At some point, YIMBY is going to be successful enough as a movement to legalize housing that it will need to pivot to being a movement to give communities the capacity to build housing. This means a lot more than zoning change. It means understanding the barriers to development, especially incremental development within the existing neighborhoods, close to job centers and urban amenities, where housing is most needed. These barriers include:

  • The availability of financing.

  • The effect of interest rates and market cycles on housing starts.

  • The availability of skilled labor necessary for construction.

  • The presence in the community of developers with the necessary resources, skill sets, and motivation to build.

I didn’t see zero discussion of any of those topics, but I saw less breadth and depth than I wanted.

An ironic observation: YIMBYs are almost constantly derided in their communities as “developer shills.” Yet the perspective most strikingly scarce at YIMBYTown was that of the people who actually develop and build housing.

I heard from a couple longtime YIMBY advocates that developers are hesitant to be deeply involved with the movement or to sponsor YIMBY organizations or events. That tracks, honestly. Small-scale developers don’t have the money or time to give. And large-scale developers are often precisely those entities that have found a comfortable and viable niche in the policy status quo and are not deeply invested in change.

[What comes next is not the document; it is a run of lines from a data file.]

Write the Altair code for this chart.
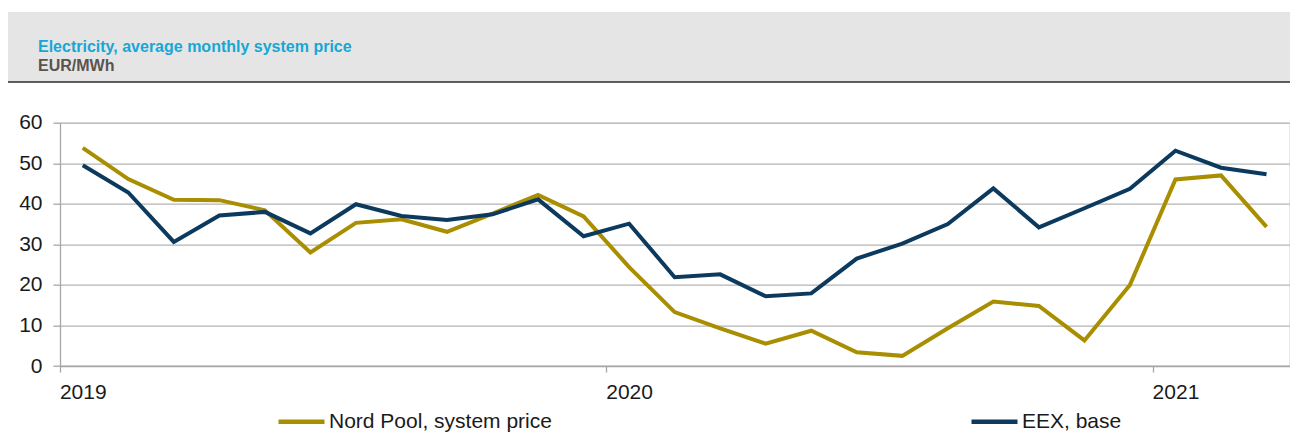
import altair as alt
import pandas as pd

months = ["2019-01","2019-02","2019-03","2019-04","2019-05","2019-06","2019-07","2019-08","2019-09",
          "2019-10","2019-11","2019-12","2020-01","2020-02","2020-03","2020-04","2020-05","2020-06",
          "2020-07","2020-08","2020-09","2020-10","2020-11","2020-12","2021-01","2021-02","2021-03"]
nord_pool = [53.8, 46.1, 41.0, 40.9, 38.4, 28.0, 35.3, 36.2, 33.1, 37.6, 42.2, 36.9, 24.4, 13.3,
             9.3, 5.5, 8.7, 3.4, 2.5, 9.3, 15.9, 14.8, 6.3, 20.0, 46.0, 47.0, 34.3]
eex = [49.5, 42.8, 30.6, 37.1, 38.0, 32.7, 39.9, 37.0, 36.0, 37.4, 41.1, 32.0, 35.1, 21.9,
       22.6, 17.2, 17.9, 26.5, 30.2, 35.0, 43.8, 34.2, 38.9, 43.7, 53.1, 48.9, 47.3]
series_names = ["Nord Pool, system price", "EEX, base"]
series_colors = ["#a88e00", "#0c3a5e"]
year_starts = ["2019-01", "2020-01", "2021-01"]
y_ticks = [0, 10, 20, 30, 40, 50, 60]
title_text = "Electricity, average monthly system price"
unit_text = "EUR/MWh"

rows = []
for m, a, b in zip(months, nord_pool, eex):
    rows.append({"month": m, "series": series_names[0], "value": a})
    rows.append({"month": m, "series": series_names[1], "value": b})
df = pd.DataFrame(rows)

W = 1229.3
H = 243.3
step = W / len(months)
FONT = "Liberation Sans"

lines = alt.Chart(df).mark_line(strokeWidth=4, strokeJoin="miter").encode(
    x=alt.X("month:O", sort=months,
            scale=alt.Scale(type="point", padding=0.5),
            axis=alt.Axis(values=year_starts, labelExpr="substring(datum.value, 0, 4)",
                          tickOffset=-step / 2, labelOffset=step / 2, labelAngle=0,
                          tickSize=6, tickColor="#a6a6a6", tickWidth=1.3,
                          domainColor="#a6a6a6", domainWidth=1.5,
                          labelPadding=9, labelFontSize=21, labelColor="#1a1a1a",
                          labelFont=FONT, grid=False, title=None)),
    y=alt.Y("value:Q", scale=alt.Scale(domain=[0, 60], nice=False),
            axis=alt.Axis(values=y_ticks, grid=True, gridColor="#b3b3b3", gridWidth=1.3,
                          tickSize=7, tickColor="#a6a6a6", tickWidth=1.3,
                          domainColor="#a6a6a6", domainWidth=1.3,
                          labelPadding=11, labelFontSize=21, labelColor="#1a1a1a",
                          labelFont=FONT, title=None)),
    color=alt.Color("series:N", sort=series_names,
                    scale=alt.Scale(domain=series_names, range=series_colors),
                    legend=alt.Legend(orient="none", legendX=216, legendY=273.3,
                                      direction="horizontal", title=None,
                                      symbolType="stroke", symbolStrokeWidth=4.5,
                                      symbolSize=2116, labelOffset=2,
                                      labelFontSize=21, labelFont=FONT,
                                      labelColor="#1a1a1a", columnPadding=410,
                                      padding=0, labelLimit=400)),
    order=alt.Order("series:N", sort="descending"),
)

hdr = pd.DataFrame({"title": [title_text], "unit": [unit_text]})

band = alt.Chart(hdr).mark_rect(color="#e5e5e5").encode(
    x=alt.value(-52), x2=alt.value(1238),
    y=alt.value(-110.7), y2=alt.value(-40.7))
band_line = alt.Chart(hdr).mark_rule(color="#2b2b2b", strokeWidth=1.5).encode(
    x=alt.value(-52), x2=alt.value(1238), y=alt.value(-40.7))
title_mark = alt.Chart(hdr).mark_text(align="left", baseline="alphabetic", fontSize=16,
                                      fontWeight="bold", font=FONT, color="#17a7d6").encode(
    x=alt.value(-22), y=alt.value(-70.4), text="title:N")
unit_mark = alt.Chart(hdr).mark_text(align="left", baseline="alphabetic", fontSize=16,
                                     fontWeight="bold", font=FONT, color="#5a534e").encode(
    x=alt.value(-22), y=alt.value(-52), text="unit:N")

chart = alt.layer(band, band_line, title_mark, unit_mark, lines).properties(
    width=W, height=H,
    autosize=alt.AutoSizeParams(type="none"),
    padding={"left": 52, "top": 114.7, "right": 0.7, "bottom": 75},
).configure_view(stroke=None).configure(font=FONT)

chart.save("out.html", embed_options={"renderer": "svg", "actions": False})
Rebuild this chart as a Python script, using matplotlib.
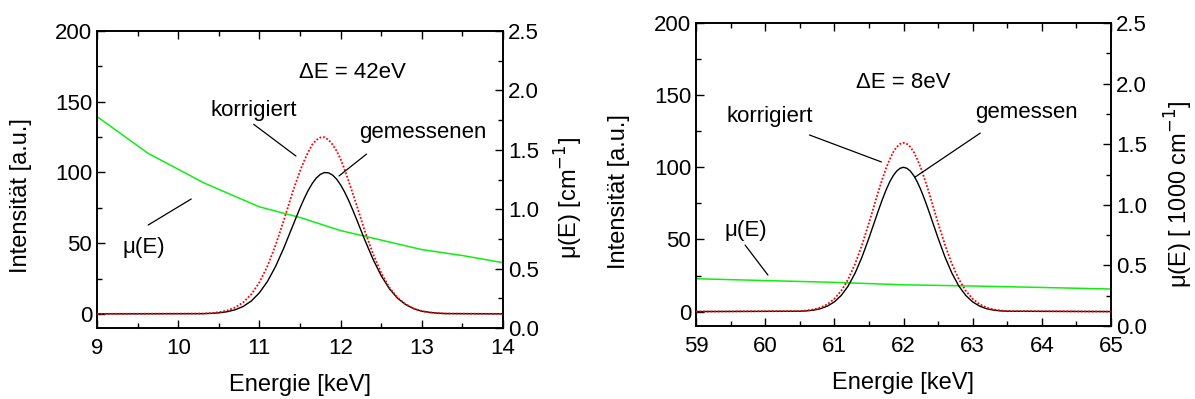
import numpy as np
import matplotlib.pyplot as plt
from matplotlib.ticker import MultipleLocator

plt.rcParams["font.family"] = ["Liberation Sans", "DejaVu Sans"]

# -------------------------------------------------------
# Daten: linkes Panel (9-14 keV)
# -------------------------------------------------------
E_links = [9.0, 10.3, 10.4, 10.5, 10.6, 10.7, 10.8, 10.9, 11.0, 11.1, 11.2,
           11.3, 11.4, 11.45, 11.5, 11.55, 11.6, 11.65, 11.7, 11.75, 11.8,
           11.85, 11.9, 11.95, 12.0, 12.05, 12.1, 12.15, 12.2, 12.3,
           12.4, 12.5, 12.6, 12.7, 12.8, 12.9, 13.0, 13.1, 13.2, 13.3, 14.0]
gemessen_links = [0.0, 0.14, 0.33, 0.72, 1.47, 2.86, 5.24, 9.08, 14.9, 23.0,
                  33.6, 46.5, 60.7, 67.8, 74.8, 81.3, 87.2, 92.1, 96.0, 98.6,
                  99.9, 99.7, 98.2, 95.3, 91.2, 86.1, 80.1, 73.4, 66.4, 52.0,
                  38.5, 27.0, 17.8, 11.1, 6.6, 3.7, 1.9, 1.0, 0.45, 0.2, 0.0]
korrigiert_links = [0.0, 0.23, 0.54, 1.15, 2.32, 4.46, 8.07, 13.8, 22.3, 33.8,
                    48.7, 66.0, 84.4, 92.9, 101.0, 108.1, 114.2, 119.7, 122.9,
                    124.7, 124.9, 123.1, 119.8, 115.3, 109.4, 102.0, 93.7,
                    85.1, 76.4, 58.2, 42.4, 28.9, 18.7, 11.5, 6.8, 3.8, 1.9,
                    1.0, 0.45, 0.2, 0.0]
E_mu_links = [9.0, 9.63, 10.32, 11.0, 11.5, 12.0, 12.5, 13.0, 13.5, 14.0]
mu_links = [1.78, 1.47, 1.22, 1.02, 0.93, 0.82, 0.74, 0.66, 0.61, 0.55]

# -------------------------------------------------------
# Daten: rechtes Panel (59-65 keV)
# -------------------------------------------------------
E_rechts = [59.0, 60.5, 60.6, 60.7, 60.8, 60.9, 61.0, 61.1, 61.2, 61.3, 61.4,
            61.5, 61.6, 61.65, 61.7, 61.75, 61.8, 61.85, 61.9, 61.95, 62.0,
            62.05, 62.1, 62.15, 62.2, 62.25, 62.3, 62.35, 62.4, 62.5,
            62.6, 62.7, 62.8, 62.9, 63.0, 63.1, 63.2, 63.3, 63.4, 63.5, 65.0]
gemessen_rechts = [0.0, 0.23, 0.5, 1.0, 2.0, 3.8, 6.7, 11.2, 17.7, 26.6, 37.8,
                   50.9, 64.9, 71.8, 78.4, 84.5, 89.8, 94.1, 97.3, 99.3, 100.0,
                   99.3, 97.3, 94.1, 89.8, 84.5, 78.4, 71.8, 64.9, 50.9,
                   37.8, 26.6, 17.7, 11.2, 6.7, 3.8, 2.0, 1.0, 0.5, 0.23, 0.0]
korrigiert_rechts = [0.0, 0.35, 0.74, 1.5, 2.8, 5.1, 8.8, 14.4, 22.4, 33.0,
                     46.2, 61.3, 77.4, 85.3, 92.7, 99.6, 105.5, 110.4, 114.0,
                     116.2, 117.0, 116.2, 114.0, 110.4, 105.5, 99.6, 92.7,
                     85.3, 77.4, 61.3, 46.2, 33.0, 22.4, 14.4, 8.8, 5.1, 2.8,
                     1.5, 0.74, 0.35, 0.0]
E_mu_rechts = [59.0, 60.0, 61.0, 62.0, 63.0, 64.0, 65.0]
mu_rechts = [0.39, 0.375, 0.36, 0.34, 0.33, 0.318, 0.305]

W, H = 1195, 399
fig = plt.figure(figsize=(W / 100, H / 100), dpi=100)

TICK_FS = 16
LABEL_FS = 17
ANN_FS = 16


def panel(rect, E, gem, korr, E_mu, mu, xlim, ylabel_r, pos_l, pos_r):
    ax = fig.add_axes(rect)
    ax2 = ax.twinx()
    ax.plot(E, gem, color="black", lw=1.0, zorder=3)
    ax.plot(E, korr, color="red", lw=1.3, ls=(0, (1, 1)), zorder=3)
    ax2.plot(E_mu, mu, color="#10ee10", lw=1.1)
    ax.set_zorder(2)
    ax.patch.set_visible(False)

    ax.set_xlim(*xlim)
    ax.set_ylim(-10, 200)
    ax2.set_ylim(0, 2.5)
    ax.xaxis.set_major_locator(MultipleLocator(1))
    ax.xaxis.set_minor_locator(MultipleLocator(0.5))
    ax.yaxis.set_major_locator(MultipleLocator(50))
    ax.yaxis.set_minor_locator(MultipleLocator(25))
    ax2.yaxis.set_major_locator(MultipleLocator(0.5))
    ax2.yaxis.set_minor_locator(MultipleLocator(0.25))
    ax2.yaxis.set_major_formatter(plt.FormatStrFormatter("%.1f"))

    ax.tick_params(which="both", direction="in", top=True, labelsize=TICK_FS,
                   width=1)
    ax.tick_params(which="major", length=6)
    ax.tick_params(which="minor", length=3.5)
    ax.tick_params(axis="x", pad=7)
    ax2.tick_params(which="both", direction="in", labelsize=TICK_FS, width=1)
    ax2.tick_params(which="major", length=6)
    ax2.tick_params(which="minor", length=3.5)

    for a in (ax, ax2):
        for s in a.spines.values():
            s.set_linewidth(1.2)

    ax.set_xlabel("Energie [keV]", fontsize=LABEL_FS, labelpad=11)
    ax.set_ylabel("Intensität [a.u.]", fontsize=LABEL_FS)
    ax.yaxis.set_label_coords(*pos_l)
    ax2.set_ylabel(ylabel_r, fontsize=LABEL_FS)
    ax2.yaxis.set_label_coords(*pos_r)
    return ax


def note(ax, text, pos, start, end):
    ax.text(pos[0], pos[1], text, fontsize=ANN_FS, ha="center", va="center")
    ax.annotate("", xy=end, xytext=start,
                arrowprops=dict(arrowstyle="-", color="black", lw=0.9,
                                shrinkA=0, shrinkB=0))


ax_l = panel([97 / W, (H - 328) / H, 406 / W, 297 / H],
             E_links, gemessen_links, korrigiert_links, E_mu_links, mu_links,
             (9, 14), r"μ(E) [cm$^{-1}$]", (-0.16, 0.445), (1.123, 0.438))
ax_l.text(12.15, 171, "ΔE = 42eV", fontsize=ANN_FS, ha="center", va="center")
note(ax_l, "korrigiert", (10.93, 144), (10.93, 134), (11.45, 111.6))
note(ax_l, "gemessenen", (13.01, 128), (12.32, 113), (11.98, 97.5))
note(ax_l, "μ(E)", (9.58, 47), (9.63, 62.8), (10.16, 81.2))

ax_r = panel([696 / W, (H - 326) / H, 415 / W, 303 / H],
             E_rechts, gemessen_rechts, korrigiert_rechts, E_mu_rechts,
             mu_rechts, (59, 65), r"μ(E) [ 1000 cm$^{-1}$]",
             (-0.159, 0.445), (1.125, 0.436))
ax_r.text(61.99, 159, "ΔE = 8eV", fontsize=ANN_FS, ha="center", va="center")
note(ax_r, "korrigiert", (60.07, 135.5), (60.64, 122.4), (61.68, 103.7))
note(ax_r, "gemessen", (63.78, 138.3), (63.11, 123.7), (62.17, 93.3))
note(ax_r, "μ(E)", (59.72, 56.5), (59.71, 46.1), (60.04, 25.3))

fig.savefig("out.png", dpi=100)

At the same time, the biggest developer YIMBYs I know are small-scale and incremental developers, because they are the ones getting absolutely pummeled by policies like parking mandates and discretionary review. They are staunch advocates of reforms that will allow them to do what they do. They just aren’t the loudest voices within a movement that, sometimes, can feel like a bunch of people who came up as grassroots activists listening mostly to each other.

I attended a YIMBYTown session on supporting small-scale developers that was kind of a strange object lesson in missing the point. I don’t mean that as an attack on the organizers of the session, who had a lot of valuable knowledge to share: it’s just that that knowledge seemed really skewed toward the advocacy side of things—how to show up in support of housing.

When I talk to actual small infill developers, they rarely mention more grassroots advocacy for their projects as a critical need. They need regulatory tripwires out of the way. They need as-of-right permitting. They need flexible sources of capital, that don’t require them to put their families’ solvency on the line. They need connections, a network of people who know how to do what they do.

YIMBY, Strong Towns, and CNU Should Talk More

This May, the Strong Towns National Gathering and the annual Congress For the New Urbanism will be held back-to-back in Cincinnati, Ohio. I strongly encourage committed YIMBYs to attend the Gathering and CNU. I think there’s a lot of useful cross-pollination that could occur between these movements.

CNU is not a movement that began with activists. It began with developers and architects. The goal, always, was to build. And specifically, to build the kinds of beloved places that America’s planning status quo has made needlessly scarce and expensive.

There’s a lot of online squabbling between YIMBY true believers and New Urbanist true believers, often because they have different core priorities and assumptions. (Seth Zeren’s Substack column “When New Urbanists and YIMBYs Fight” is a great look into how and why this plays out in unnecessary conflict.) Is your goal to secure abundant housing, and building resilient, beautiful communities is a means to that end? Or is your goal to build resilient, beautiful communities, and abundant housing will be a side effect?

The reality is that these are two missions that are closely aligned, and probably in agreement on 80% to 90% of the required policy agenda. A lot of good can come from more intellectual exchange—including, I dare say, a YIMBYism that is even more effective at getting homes built.